In Strauss's first Life of Jesus the question is thrown out whether, in view of Matt. x. 23, Jesus did not think of His Parousia as a transformation which should take place during His lifetime. Ghillany bases his work on this possibility as on an established historical fact. Dalman takes this hypothesis to be the necessary correlative of the interpretation of the self-designation Son of Man on the basis of Daniel and the Apocalypses.
If Jesus, he argues, designated Himself in this futuristic sense as the Son of Man who comes from Heaven, He must have assumed that He would first be transported thither. "A man who had died or been rapt away from the earth might perhaps be brought into the world again in this way, or one who had never been on earth might so descend thither." But as this conception of transformation and removal seems to Dalman untenable in the case of Jesus, he treats it as a reductio ad absurdum of the eschatological interpretation of the title.
But why? If Jesus as a man walking in a natural body upon earth, predicts to His disciples the Parousia of the Son of Man in the immediate future, with the secret conviction that He Himself was to be revealed as the Son of Man, He must have made precisely this assumption that He would first be supernaturally removed and transformed. He thought of Himself as any one must who believes in the immediate coming of the last things, as living in two different conditions: the present, and the future condition into which He is to be transferred at the coming of the new supernatural world. We learn later that the disciples on the way up to Jerusalem were entirely possessed by the thought of what they should be when this transformation took place. They contend as to who shall have the highest position (Mark ix. 33); James and John wish Jesus to promise them in advance the thrones on His right hand and on His left (Mark x. 35-37).

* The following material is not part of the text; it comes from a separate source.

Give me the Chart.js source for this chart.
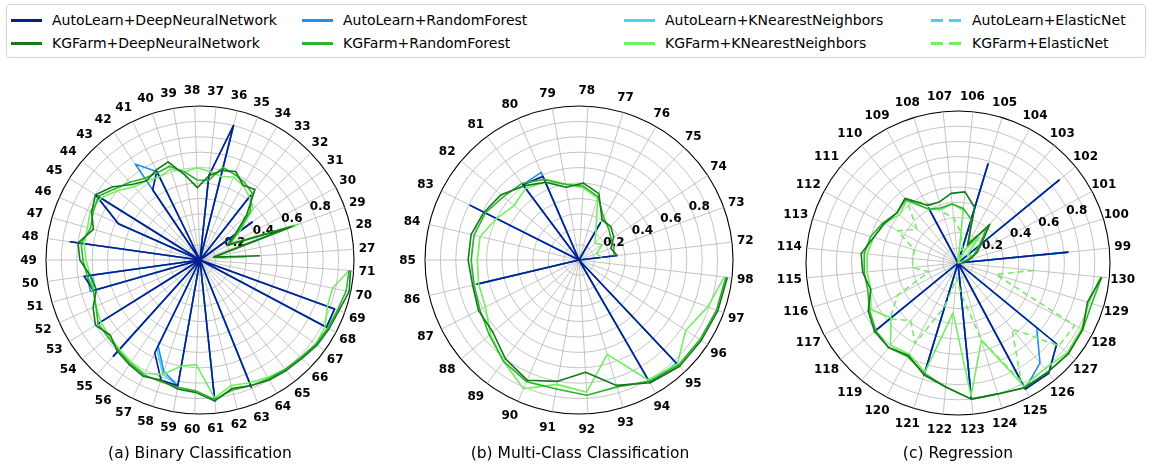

He, moreover, does not rebuke them for indulging such thoughts, but only tells them how much, in the present age, of service, humiliation, and suffering is necessary to constitute a claim to such places in the future age, and that it does not in the last resort belong to Him to allot the places on His left and on His right, but that they shall be given to those for whom they are prepared; therefore, perhaps not to any of the disciples (Mark x. 40). At this point, therefore, the knowledge and will of Jesus are thwarted and limited by the predestinarianism which is bound up with eschatology.